Exercise material:

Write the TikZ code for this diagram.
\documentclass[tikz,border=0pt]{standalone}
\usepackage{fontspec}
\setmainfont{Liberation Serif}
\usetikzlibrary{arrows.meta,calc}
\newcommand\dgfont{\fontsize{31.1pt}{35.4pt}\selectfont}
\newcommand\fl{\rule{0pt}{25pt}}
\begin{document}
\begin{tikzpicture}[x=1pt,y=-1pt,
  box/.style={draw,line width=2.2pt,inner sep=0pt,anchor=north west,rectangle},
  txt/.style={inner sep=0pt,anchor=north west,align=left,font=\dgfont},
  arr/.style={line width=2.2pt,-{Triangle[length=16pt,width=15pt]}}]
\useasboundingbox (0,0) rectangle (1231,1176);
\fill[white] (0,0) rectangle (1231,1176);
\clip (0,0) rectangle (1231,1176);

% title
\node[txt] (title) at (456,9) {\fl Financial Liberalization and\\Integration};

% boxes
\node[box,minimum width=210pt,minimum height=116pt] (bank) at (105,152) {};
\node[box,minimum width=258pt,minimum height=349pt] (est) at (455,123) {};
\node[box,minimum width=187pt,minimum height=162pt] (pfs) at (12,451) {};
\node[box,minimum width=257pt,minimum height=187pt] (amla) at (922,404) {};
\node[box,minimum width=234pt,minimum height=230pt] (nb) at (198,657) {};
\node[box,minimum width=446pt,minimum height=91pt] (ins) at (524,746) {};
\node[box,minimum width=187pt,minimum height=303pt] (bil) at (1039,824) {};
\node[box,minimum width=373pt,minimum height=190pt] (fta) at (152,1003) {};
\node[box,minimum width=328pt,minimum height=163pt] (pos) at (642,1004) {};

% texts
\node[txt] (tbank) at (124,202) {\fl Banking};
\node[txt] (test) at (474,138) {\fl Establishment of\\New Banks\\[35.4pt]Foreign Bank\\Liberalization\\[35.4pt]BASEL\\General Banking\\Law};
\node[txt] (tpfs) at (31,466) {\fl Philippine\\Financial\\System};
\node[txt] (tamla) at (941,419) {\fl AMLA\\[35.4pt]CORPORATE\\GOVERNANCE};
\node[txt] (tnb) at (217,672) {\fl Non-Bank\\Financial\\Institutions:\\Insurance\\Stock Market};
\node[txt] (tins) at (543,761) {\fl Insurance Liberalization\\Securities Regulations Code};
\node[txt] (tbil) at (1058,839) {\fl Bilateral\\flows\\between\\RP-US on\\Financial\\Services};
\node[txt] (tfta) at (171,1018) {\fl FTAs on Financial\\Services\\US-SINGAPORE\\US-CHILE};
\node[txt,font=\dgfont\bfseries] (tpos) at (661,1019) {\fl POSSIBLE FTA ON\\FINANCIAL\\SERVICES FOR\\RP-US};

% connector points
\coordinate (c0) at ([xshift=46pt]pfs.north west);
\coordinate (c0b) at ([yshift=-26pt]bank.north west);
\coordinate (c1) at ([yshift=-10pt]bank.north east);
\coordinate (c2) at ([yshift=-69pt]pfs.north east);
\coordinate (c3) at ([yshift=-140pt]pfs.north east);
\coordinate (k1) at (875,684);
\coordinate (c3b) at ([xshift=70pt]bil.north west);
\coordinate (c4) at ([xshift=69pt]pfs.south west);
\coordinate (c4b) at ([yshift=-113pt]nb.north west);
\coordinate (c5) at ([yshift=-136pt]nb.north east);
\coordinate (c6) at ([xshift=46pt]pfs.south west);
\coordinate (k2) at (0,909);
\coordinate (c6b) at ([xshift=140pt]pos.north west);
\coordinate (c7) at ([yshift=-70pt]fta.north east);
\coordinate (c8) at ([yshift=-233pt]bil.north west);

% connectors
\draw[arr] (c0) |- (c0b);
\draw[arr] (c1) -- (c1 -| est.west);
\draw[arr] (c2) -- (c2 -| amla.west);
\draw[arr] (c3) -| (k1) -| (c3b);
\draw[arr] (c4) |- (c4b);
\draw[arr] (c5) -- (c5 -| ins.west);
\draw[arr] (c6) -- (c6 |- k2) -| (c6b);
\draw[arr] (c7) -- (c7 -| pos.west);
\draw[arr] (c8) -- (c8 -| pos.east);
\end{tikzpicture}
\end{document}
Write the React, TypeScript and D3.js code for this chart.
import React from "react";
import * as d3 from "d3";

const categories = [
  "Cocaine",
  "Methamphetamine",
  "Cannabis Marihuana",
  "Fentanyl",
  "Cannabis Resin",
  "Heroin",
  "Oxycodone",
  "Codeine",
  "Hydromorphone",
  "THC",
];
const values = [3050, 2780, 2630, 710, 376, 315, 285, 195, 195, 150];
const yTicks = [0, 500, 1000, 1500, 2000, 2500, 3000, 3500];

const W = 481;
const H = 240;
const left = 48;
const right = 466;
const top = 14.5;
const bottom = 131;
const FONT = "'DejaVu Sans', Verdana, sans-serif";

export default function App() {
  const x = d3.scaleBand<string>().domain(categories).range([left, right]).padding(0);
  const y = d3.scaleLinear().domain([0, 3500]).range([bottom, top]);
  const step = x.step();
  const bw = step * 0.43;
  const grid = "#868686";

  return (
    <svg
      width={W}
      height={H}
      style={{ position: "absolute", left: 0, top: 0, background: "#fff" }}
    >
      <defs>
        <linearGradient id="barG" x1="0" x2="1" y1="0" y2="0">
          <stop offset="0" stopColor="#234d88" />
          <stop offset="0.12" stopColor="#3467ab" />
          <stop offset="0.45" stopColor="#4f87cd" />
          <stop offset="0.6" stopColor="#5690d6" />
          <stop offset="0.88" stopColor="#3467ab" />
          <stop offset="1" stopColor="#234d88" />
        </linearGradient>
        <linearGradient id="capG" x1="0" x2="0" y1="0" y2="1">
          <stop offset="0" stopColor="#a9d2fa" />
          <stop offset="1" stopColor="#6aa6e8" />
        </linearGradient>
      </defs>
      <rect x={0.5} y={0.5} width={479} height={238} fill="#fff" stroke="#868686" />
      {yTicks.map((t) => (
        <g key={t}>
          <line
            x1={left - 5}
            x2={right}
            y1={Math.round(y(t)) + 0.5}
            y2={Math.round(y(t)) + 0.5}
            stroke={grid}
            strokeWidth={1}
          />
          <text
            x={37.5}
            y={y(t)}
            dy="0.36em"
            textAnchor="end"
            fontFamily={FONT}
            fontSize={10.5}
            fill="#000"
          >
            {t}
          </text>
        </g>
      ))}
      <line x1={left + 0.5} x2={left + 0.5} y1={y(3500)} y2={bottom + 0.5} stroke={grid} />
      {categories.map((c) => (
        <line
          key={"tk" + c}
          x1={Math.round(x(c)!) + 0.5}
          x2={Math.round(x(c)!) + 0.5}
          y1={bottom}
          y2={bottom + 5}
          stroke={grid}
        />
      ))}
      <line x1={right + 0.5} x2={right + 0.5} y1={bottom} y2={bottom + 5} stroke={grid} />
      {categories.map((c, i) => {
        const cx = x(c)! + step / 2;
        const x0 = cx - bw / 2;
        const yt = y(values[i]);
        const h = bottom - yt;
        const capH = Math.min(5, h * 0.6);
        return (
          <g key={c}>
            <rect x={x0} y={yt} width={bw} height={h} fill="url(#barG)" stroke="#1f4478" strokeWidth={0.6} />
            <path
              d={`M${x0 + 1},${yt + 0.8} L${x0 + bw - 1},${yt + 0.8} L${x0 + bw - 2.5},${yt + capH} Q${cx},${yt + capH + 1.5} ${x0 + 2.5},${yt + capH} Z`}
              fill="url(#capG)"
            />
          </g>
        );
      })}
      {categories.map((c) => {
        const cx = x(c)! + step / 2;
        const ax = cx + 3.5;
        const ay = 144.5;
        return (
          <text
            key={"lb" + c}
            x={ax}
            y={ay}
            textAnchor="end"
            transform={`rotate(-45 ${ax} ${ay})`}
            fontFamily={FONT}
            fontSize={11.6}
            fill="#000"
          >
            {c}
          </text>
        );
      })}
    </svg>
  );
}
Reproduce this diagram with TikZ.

To do:
Set down, exactly as written, each line of the data from its opening line through the one containing "(title) at (456,9)". Output nothing more.

Response to the exercise:
Write the TikZ code for this diagram.
\documentclass[tikz,border=0pt]{standalone}
\usepackage{fontspec}
\setmainfont{Liberation Serif}
\usetikzlibrary{arrows.meta,calc}
\newcommand\dgfont{\fontsize{31.1pt}{35.4pt}\selectfont}
\newcommand\fl{\rule{0pt}{25pt}}
\begin{document}
\begin{tikzpicture}[x=1pt,y=-1pt,
  box/.style={draw,line width=2.2pt,inner sep=0pt,anchor=north west,rectangle},
  txt/.style={inner sep=0pt,anchor=north west,align=left,font=\dgfont},
  arr/.style={line width=2.2pt,-{Triangle[length=16pt,width=15pt]}}]
\useasboundingbox (0,0) rectangle (1231,1176);
\fill[white] (0,0) rectangle (1231,1176);
\clip (0,0) rectangle (1231,1176);

% title
\node[txt] (title) at (456,9) {\fl Financial Liberalization and\\Integration};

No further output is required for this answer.